Poetry Review: from one to the next by Holly Prado

Exploring Memory, Creating Myth, Providing Sustenance: Holly Prado takes us from one to the next
by Sanora Bartels

Holly Prado’s latest book of poetry released by Cahuenga Press, from one to the next takes us on a journey from daily transition and adjustments to fractured dreams of mother and memory and finally eases us into a guarded, but hopeful mythology. The book is comprised of three sections starkly different in style but cohesive in their quest for meaning.

The first section is also the book’s title from one to the next and uses the phases of the moon to light our path. It begins with the full moon in Taurus/Scorpio which takes place in autumn, the year is winding down and I am reminded, as an artist in Los Angeles, of how one begins to worry toward the end of the year when production slows down and the city goes to sleep, no jobs, no prospects until January (in these economic times, now, a very real worry for more than just the production community). Prado addresses this in The Next Day the Santa Anas. The piece speaks of the strain of hard times during Los Angeles’ tense Santa Ana season:

if we wanted ease
we wouldn’t live here

cracked skin especially on my thumbs
and little cuts

The piece eases though as Prado reflects on small comforts and in so doing is able to comfort her husband:

the new sweaters
two of them
are nice —

I earned the money
as I always do.

 resentments pass

“don’t worry don’t worry”
I tell him
earlier than usual at night

These poems are quiet and fluid and acknowledge what it is to be present, to be established in being, to be human on this earth. The Visionary Yet Actual illustrates this beautifully:

moon above my head this Sunday morning
perfectly visible but
startling as if I’ve never seen it before
as if this is the first month

The quiet observation of life’s transitions gives over to stark snatches of memory in branch the book’s second section. When I read branch, I felt an overwhelming sadness that came as much from the memory of leaves, as actual leavings. The poems reach along the family tree toward the memory of mother whose branch was cut too soon. One of the most evocative pieces for me is The Skirt, two simple words, one stanza:

green

wing

Standing alone, I suppose it could be open to criticism as simply visual and too cryptic for any emotional understanding, but within the section it serves as a bridge. It is mother’s skirt and that skirt is a memory of spring and wind and at its essence, life. That skirt evolves into a skirt with gold coins at its hem and the life of the gypsy daughter who eventually learns how to stop looking for meaning in loss and turns instead to the meaning in what is left us. The section ends with Tonight:

hand me the road downward
but then
I look up one branch
sprouts more branches

then more

I found this section incredibly moving and the pulse of it is quick, moving from one image to the next, the way one dreams. These images begin to plant the seeds of mythology that will come to fruition in the final section.

 

In celery, the third section of Prado’s book, the narrative poems address our need for mythology and divine interpretation of the mundane, daily life, although with her pragmatic lyricism, Prado, herself, would probably deny the latter. The title is taken from the appearance on the final day of the Chinese New Year of an old woman giving out celery to the celebrants. Prado provides the explanation in the piece Sweater:

To bring us back to our human senses, the story says that on the fifteenth day of the Chinese New Year, it’s time for an old woman to greet us with celery, a basketful, to take away the sugar of ecstasy, to ease us back into our vegetable feet –

She reminds us that….we’re on a planet which sustains and values its creatures –

Prado’s narrative work in this section re-affirms that reminder as in Basket:

One of us falters, the rest leap in – skill, advice, prayer, cooking – to dissolve pain, restore, create another beginning. The potency of physical rescue has nothing to do with comfort. It pushes us: cellular inheritance, molecular faith. Its speed is the realization that death stands behind us – so hurry.

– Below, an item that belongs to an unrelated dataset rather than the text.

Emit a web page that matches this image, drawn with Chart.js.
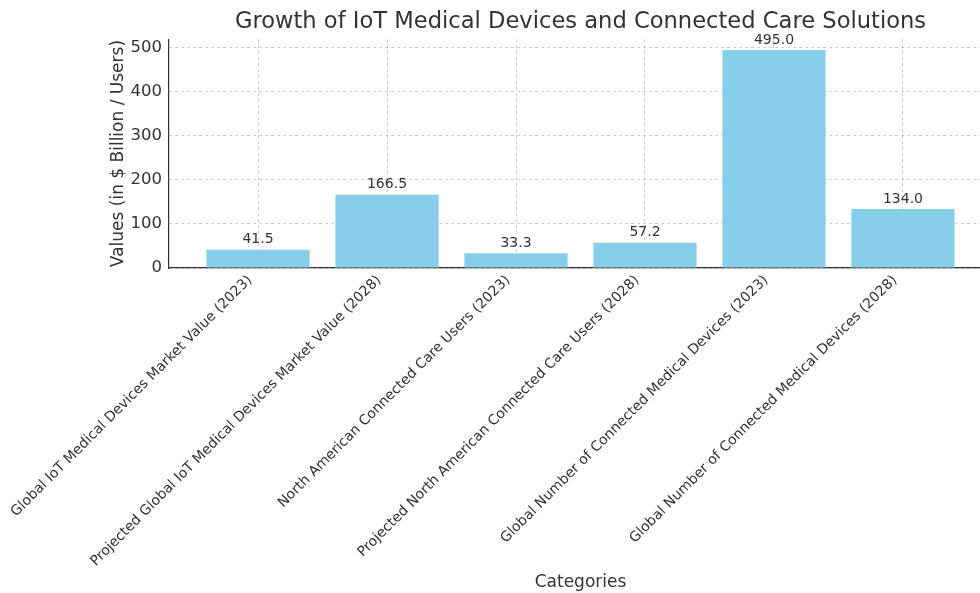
<!DOCTYPE html>
<html>
<head>
<meta charset="utf-8">
<script src="https://cdn.jsdelivr.net/npm/chart.js@4.4.1/dist/chart.umd.min.js"></script>
<style>
  html, body { margin: 0; padding: 0; background: #fff; overflow: hidden; }
  #wrap { width: 1000px; height: 593px; }
</style>
</head>
<body>
<div id="wrap"><canvas id="chart" width="1000" height="593"></canvas></div>
<script>
// categories and values
const categories = [
    'Global IoT Medical Devices Market Value (2023)',
    'Projected Global IoT Medical Devices Market Value (2028)',
    'North American Connected Care Users (2023)',
    'Projected North American Connected Care Users (2028)',
    'Global Number of Connected Medical Devices (2023)',
    'Global Number of Connected Medical Devices (2028)'
];
const values = [41.5, 166.5, 33.3, 57.2, 495.0, 134.0];
const yTicks = [0, 100, 200, 300, 400, 500];

const TEXT = '#333333';
const FONT = 'DejaVu Sans';
const GRID = 'rgba(0,0,0,0.2)';

// value labels over the bars
const barLabels = {
    id: 'barLabels',
    afterDatasetsDraw(chart) {
        const ctx = chart.ctx;
        const meta = chart.getDatasetMeta(0);
        ctx.save();
        ctx.font = `14px "${FONT}"`;
        ctx.fillStyle = TEXT;
        ctx.textAlign = 'center';
        ctx.textBaseline = 'bottom';
        meta.data.forEach((bar, i) => {
            ctx.fillText(values[i].toFixed(1), bar.x, bar.y - 3);
        });
        ctx.restore();
    }
};

new Chart(document.getElementById('chart'), {
    type: 'bar',
    data: {
        datasets: [{
            data: values.map((v, i) => ({ x: i, y: v })),
            backgroundColor: '#87CEEB',
            borderWidth: 0,
            barPercentage: 1,
            categoryPercentage: 0.8
        }]
    },
    options: {
        responsive: false,
        animation: false,
        layout: { padding: { left: 0, right: 8, top: 0, bottom: 0 } },
        plugins: {
            legend: { display: false },
            tooltip: { enabled: false },
            title: {
                display: true,
                fullSize: false,
                text: 'Growth of IoT Medical Devices and Connected Care Solutions',
                color: TEXT,
                font: { family: FONT, size: 22.6, weight: 'normal', lineHeight: 1.2 },
                padding: { top: 8.5, bottom: 3.5 }
            }
        },
        scales: {
            x: {
                type: 'linear',
                offset: false,
                min: -0.69,
                max: 5.69,
                afterBuildTicks: s => { s.ticks = categories.map((_, i) => ({ value: i })); },
                afterFit: s => { s.height = 325; s.paddingLeft = 0; s.paddingRight = 0; },
                grid: {
                    offset: false,
                    color: GRID,
                    tickColor: '#333',
                    tickLength: -4,
                    tickWidth: 1.2
                },
                border: { color: '#333', width: 1.2, dash: [3, 3] },
                ticks: {
                    color: TEXT,
                    font: { family: FONT, size: 14 },
                    minRotation: 45,
                    maxRotation: 45,
                    autoSkip: false,
                    padding: 8,
                    labelOffset: -8,
                    callback: v => categories[v]
                },
                title: {
                    display: true,
                    text: 'Categories',
                    color: TEXT,
                    font: { family: FONT, size: 17 },
                    padding: { top: 4, bottom: 0 }
                }
            },
            y: {
                min: 0,
                max: 519.75,
                afterBuildTicks: s => { s.ticks = yTicks.map(v => ({ value: v })); },
                afterFit: s => { s.width = 169; },
                grid: {
                    color: GRID,
                    drawTicks: false
                },
                border: { color: '#333', width: 1.2, dash: [3, 3] },
                ticks: {
                    color: TEXT,
                    font: { family: FONT, size: 16.5 },
                    padding: 7
                },
                title: {
                    display: true,
                    text: 'Values (in $ Billion / Users)',
                    color: TEXT,
                    font: { family: FONT, size: 17 },
                    padding: { top: 108, bottom: 0 }
                }
            }
        }
    },
    plugins: [barLabels]
});
</script>
</body>
</html>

The piece goes on to speak of nature’s speed but there is actually a slow, delicious quality to all of the narrative poems. As if Prado were weaving a documentary using time-lapse photography. This time-lapse allows us a glimpse at the inhabited space between just formed memories of a year taking shape as in Sunflower:

…the charm of meat and green vegetables and cool wine….food urging our bodies toward the golden curves of squash, the shape of winter made best by long, slow cooking.

But it is not just about physical sustenance. These pieces, like those in from one to the next and branch are seeking the thread, the through line that ties our individual stories and collective consciousness together. In the final piece, Season, Prado addresses the subject directly and effectively. She lists what she has collected and written about over the course of the year and then:

These small mirrors matter because they’re the emblems through which my myth creates itself, a myth joining the celery woman’s, or any culture’s imaginative truth. …invisibly, it thickens our living texture. Everybody adds to this. Everybody who speaks, writes and wonders.

With this, Prado embraces her readers and brings them into her gypsy camp to tell their stories and warm their hands. Through her use of different styles in the book, Prado is a master storyteller but you come away with the feeling that there is room for us all. from one to the next not only affirms the importance of language and style but also of the narrators themselves.